En peu de temps, la taille du lavaret à maturité a donc diminué. Pour capturer des lavarets plus petits, les pêcheurs professionnels du lac du Bourget ont été autorisés à se munir de plus petites mailles, passant ainsi de 45 à 35 millimètres. En revanche, chacun doit respecter une limite de capture fixée à deux tonnes par mois et se soumettre à l'envoi d'une déclaration hebdomadaire des prises.

Le silure, une nouvelle espèce en apparition 

Depuis peu de temps, les pêcheurs observent la présence d’un nouveau venu : le silure, habituellement présent dans les fleuves.

"Nos lacs alpins restaient, jusqu’à il y a quelques années, avec des eaux très froides très longtemps et là, c’est bien moins vrai ; on atteint plus facilement les 25 °C l’été, donc on a des couches d’eau chaude qui favorisent le développement du silure", explique Christophe Cagnat, pêcheur amateur sur le lac du Bourget.

Pour le moment, la présence du silure ne serait pas menaçante pour les autres espèces, mais pêcheurs et scientifiques continuent de collaborer pour observer les effets sur plusieurs dizaines d’années. Les scientifiques accompagnent les collectivités pour faire face au changement climatique et favoriser le développement de la biodiversité dans cet univers en perpétuelle évolution.

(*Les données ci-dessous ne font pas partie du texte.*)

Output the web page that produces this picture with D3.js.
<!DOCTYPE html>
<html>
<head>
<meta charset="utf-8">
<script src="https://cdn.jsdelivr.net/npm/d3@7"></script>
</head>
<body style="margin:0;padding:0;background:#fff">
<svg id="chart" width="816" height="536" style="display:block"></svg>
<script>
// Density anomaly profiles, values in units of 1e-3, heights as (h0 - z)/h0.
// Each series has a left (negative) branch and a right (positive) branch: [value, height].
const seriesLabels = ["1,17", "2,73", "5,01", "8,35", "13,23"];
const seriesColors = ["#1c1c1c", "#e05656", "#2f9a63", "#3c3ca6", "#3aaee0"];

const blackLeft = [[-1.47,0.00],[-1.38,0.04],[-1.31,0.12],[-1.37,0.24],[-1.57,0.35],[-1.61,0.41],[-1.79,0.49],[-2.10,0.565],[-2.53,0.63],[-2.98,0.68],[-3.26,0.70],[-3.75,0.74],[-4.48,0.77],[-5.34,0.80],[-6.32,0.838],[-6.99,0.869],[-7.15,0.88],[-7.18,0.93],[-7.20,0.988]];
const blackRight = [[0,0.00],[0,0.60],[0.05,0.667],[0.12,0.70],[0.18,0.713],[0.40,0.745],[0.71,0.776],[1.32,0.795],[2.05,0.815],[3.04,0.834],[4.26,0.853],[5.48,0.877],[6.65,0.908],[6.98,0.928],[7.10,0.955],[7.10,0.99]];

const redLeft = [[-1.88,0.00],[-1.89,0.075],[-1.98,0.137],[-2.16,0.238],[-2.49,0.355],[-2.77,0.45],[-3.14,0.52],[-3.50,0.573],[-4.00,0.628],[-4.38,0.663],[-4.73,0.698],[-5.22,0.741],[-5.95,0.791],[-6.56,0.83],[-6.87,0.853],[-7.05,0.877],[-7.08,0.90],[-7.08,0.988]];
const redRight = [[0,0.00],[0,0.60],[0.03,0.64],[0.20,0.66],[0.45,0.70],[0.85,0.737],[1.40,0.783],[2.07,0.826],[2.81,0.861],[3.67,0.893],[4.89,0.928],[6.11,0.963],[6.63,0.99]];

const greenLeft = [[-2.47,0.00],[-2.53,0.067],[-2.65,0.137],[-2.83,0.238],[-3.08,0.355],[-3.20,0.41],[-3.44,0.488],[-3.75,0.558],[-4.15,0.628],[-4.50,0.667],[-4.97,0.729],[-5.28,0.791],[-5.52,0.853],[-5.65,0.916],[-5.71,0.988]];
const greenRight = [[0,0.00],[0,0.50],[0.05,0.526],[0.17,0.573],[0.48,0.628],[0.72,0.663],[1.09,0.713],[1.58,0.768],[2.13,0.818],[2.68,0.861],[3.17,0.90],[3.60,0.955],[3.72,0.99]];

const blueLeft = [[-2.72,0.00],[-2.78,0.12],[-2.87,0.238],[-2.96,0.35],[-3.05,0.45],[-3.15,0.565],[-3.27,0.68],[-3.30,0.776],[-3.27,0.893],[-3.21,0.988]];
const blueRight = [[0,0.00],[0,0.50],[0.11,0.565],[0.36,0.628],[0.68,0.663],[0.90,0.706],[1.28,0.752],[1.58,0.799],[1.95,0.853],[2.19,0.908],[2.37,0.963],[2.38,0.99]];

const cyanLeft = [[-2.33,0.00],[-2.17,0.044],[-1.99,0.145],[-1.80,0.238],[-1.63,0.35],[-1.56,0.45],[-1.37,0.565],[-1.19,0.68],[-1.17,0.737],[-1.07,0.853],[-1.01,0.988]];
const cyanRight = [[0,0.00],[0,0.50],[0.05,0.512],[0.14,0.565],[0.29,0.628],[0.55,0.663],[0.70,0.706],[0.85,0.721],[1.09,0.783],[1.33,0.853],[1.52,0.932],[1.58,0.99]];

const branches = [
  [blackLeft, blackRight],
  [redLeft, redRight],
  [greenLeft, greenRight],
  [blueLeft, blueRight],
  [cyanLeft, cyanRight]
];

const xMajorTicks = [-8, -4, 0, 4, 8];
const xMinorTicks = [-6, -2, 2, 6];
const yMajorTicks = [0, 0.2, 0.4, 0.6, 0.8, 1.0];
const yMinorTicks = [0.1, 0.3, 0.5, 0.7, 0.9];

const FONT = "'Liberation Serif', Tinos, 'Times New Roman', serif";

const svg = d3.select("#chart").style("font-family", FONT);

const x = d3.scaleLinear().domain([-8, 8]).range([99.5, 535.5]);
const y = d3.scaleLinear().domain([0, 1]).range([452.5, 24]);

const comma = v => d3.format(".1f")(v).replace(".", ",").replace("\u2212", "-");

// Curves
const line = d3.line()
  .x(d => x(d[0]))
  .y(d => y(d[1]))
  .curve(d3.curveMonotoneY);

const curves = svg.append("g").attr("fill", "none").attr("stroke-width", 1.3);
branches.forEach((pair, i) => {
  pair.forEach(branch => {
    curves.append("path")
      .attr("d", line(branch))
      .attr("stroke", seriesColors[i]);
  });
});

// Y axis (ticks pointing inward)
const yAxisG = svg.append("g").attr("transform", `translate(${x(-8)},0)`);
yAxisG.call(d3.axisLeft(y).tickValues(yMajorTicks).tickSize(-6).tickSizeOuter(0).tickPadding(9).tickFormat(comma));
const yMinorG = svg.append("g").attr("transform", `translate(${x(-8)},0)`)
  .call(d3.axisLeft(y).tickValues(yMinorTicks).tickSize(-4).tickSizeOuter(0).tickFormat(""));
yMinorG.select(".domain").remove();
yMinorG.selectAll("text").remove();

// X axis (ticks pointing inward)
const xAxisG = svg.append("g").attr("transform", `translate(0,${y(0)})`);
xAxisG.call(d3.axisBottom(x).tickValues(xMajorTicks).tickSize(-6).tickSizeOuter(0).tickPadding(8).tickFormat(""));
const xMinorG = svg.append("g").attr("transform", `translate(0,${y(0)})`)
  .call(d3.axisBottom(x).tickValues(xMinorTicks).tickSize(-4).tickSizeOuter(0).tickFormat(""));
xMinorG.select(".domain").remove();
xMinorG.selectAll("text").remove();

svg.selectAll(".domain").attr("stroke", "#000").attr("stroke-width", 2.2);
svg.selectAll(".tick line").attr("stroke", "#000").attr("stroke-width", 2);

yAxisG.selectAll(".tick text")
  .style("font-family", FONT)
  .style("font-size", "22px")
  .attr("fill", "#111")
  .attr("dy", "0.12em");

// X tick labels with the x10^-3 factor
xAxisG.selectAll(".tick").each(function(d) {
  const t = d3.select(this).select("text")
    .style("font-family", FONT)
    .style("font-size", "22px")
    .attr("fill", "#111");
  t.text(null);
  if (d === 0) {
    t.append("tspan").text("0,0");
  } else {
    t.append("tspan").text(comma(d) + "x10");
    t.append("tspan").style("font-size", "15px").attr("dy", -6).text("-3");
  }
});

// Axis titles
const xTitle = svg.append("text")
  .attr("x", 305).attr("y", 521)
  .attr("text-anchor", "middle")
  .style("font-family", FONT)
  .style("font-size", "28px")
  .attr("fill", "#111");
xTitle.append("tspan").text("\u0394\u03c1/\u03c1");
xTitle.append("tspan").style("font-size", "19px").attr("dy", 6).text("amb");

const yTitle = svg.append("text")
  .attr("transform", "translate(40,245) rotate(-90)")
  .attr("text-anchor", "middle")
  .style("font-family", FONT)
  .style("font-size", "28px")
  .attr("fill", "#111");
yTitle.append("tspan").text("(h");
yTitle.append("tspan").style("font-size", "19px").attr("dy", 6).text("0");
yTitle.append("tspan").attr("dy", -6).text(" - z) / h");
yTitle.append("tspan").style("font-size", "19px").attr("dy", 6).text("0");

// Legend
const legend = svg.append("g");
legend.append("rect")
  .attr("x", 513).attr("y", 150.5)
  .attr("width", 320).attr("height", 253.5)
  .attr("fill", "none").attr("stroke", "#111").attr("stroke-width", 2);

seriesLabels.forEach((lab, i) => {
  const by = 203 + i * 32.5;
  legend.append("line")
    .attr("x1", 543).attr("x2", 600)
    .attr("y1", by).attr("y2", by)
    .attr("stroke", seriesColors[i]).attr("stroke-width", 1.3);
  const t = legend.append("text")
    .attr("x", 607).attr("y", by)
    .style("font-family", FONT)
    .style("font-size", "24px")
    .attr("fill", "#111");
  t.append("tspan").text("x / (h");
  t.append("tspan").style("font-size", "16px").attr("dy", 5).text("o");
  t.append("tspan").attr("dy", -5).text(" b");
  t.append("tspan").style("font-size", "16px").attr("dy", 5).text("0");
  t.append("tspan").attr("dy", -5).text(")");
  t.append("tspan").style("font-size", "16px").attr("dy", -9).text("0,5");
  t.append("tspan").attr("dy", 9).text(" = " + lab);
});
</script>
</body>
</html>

Au sud du lac, une vaste roselière a été réaménagée pour protéger toutes les espèces de la moindre agression extérieure. Ces roselières sont devenues essentielles pour la survie et la reproduction de nombreux poissons, comme le brochet, la carpe et désormais le silure. Mais elles sont également indispensables pour les oiseaux, leur permettant d'avoir un abri.